The NYT is the only paper to lead—and front—word from India and Pakistan, where Indian officials are reacting positively to news that not only has Pakistani President Pervez Musharraf pledged to stop Islamic militant infiltration into Indian Kashmir, but further news that indicates he’s actually following through with his pledge. Deputy U.S. Secretary of State Richard Armitage, recently in the region, is offering muted acknowledgement that tensions in the region seem to be diminishing. The WP’s stuffed Page 22 account of the story plays up Armitage’s words to indicate that India plans to make peaceful gestures of their own in the coming days.

The LAT leads with further secrecy-heightening by the Bush administration, this time on data resulting from missile defense tests.
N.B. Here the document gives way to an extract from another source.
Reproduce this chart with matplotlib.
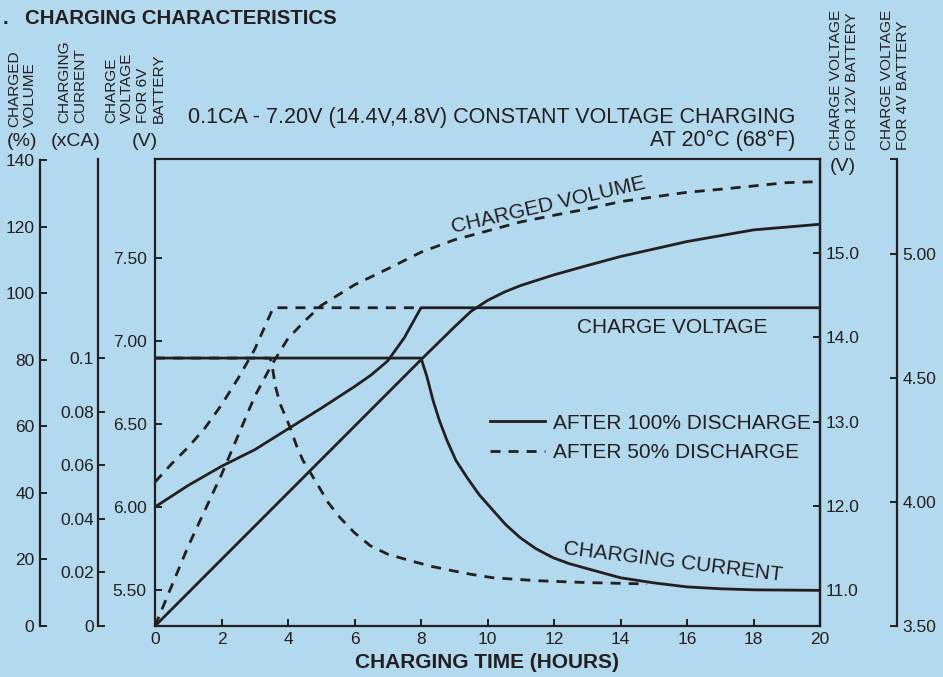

This information, the story points out, is crucial to critics of the program, who have long pointed out the technology’s shortcomings. In the past, the Pentagon has provided pre-test notice and post-test analysis. Now, they’ll only give public notice, vague successful-or-not rulings, and details of the test that don’t go beyond calling decoys used as anything more than “balloons” or “plastic replicas.” The paper, however, fails to note that (according to a Center for Defense Information press release) the House Committee on Government Reform will be holding a special investigations briefing on Tuesday titled “Rushing to Failure in 2004: Is Missile Defense Testing Accurate?”

The WP includes new details into how the Bush administration’s federal government reorganization came to be, including (no surprise) the level of secrecy involved. Every new member recruited to work on the project was lectured by White House Deputy Chief of Staff Joseph Hagin on the work’s code-of-silence omerta.  No papers left the room. No Cabinet secretaries were consulted. And as White House Chief of Staff Andrew Card Jr., says, “We consulted with agencies and with Congress, but they might not have known we were consulting.”

The WP off-leads a new survey it has conducted with Roman Catholic dioceses. The survey found that 218 priests have been removed from their job this year because of child sexual abuse charges, that 850 have been removed since the 60s, and at least 34 known offenders remain in their jobs currently. The paper says that the survey shows that the scope of the child sex abuse scandal inside the Roman Catholic priesthood is wider than previously disclosed. Still, the survey seems less than scientific: Out of the nation’s 178 mainstream dioceses, only 96 cooperated, the paper filling in the missing data from media accounts.

The NYT fronts word that Japanese Minister Junichiro Koizumi’s top aide Yasuo Fukuda suggested last week that Japan might be ready to review its Constitutional principles not to attain nuclear weapons. Mr. Fukuda later said he didn’t mean to suggest a policy change. Nevertheless, the NYT writes, “remarks like these indicate that a major shift in Japanese security thinking is underway.”

The longstanding journalistic tradition of using an important sports event to illustrate the inadequacies of the home team’s opponent’s hometown continues today in the LAT, albeit with a twist: Instead of going after New Jersey, “official” hometown to the Nets (who the L.A. Lakers are battling in the NBA playoffs), the LAT can’t resist the temptation to go after a bigger mark in the form of New York. Up until now, says the paper, New Yorkers ridiculed the team as “losers,” some mocking the state itself, and most importantly, neglecting the Nets. Now? Well, the dirty word of sports fandom, “frontrunner,” is never mentioned, but … Then again, a sociological piece in the NYT’s “New York Region” section takes up the same topic, ruling that the true signification of past Net Neglect “speaks to the natural regional rivalries between New Jersey and [NYC and Philadelphia] and to the state’s complex—some might say inferior—view of itself when compared with such outsized urban bookends.” Ouch.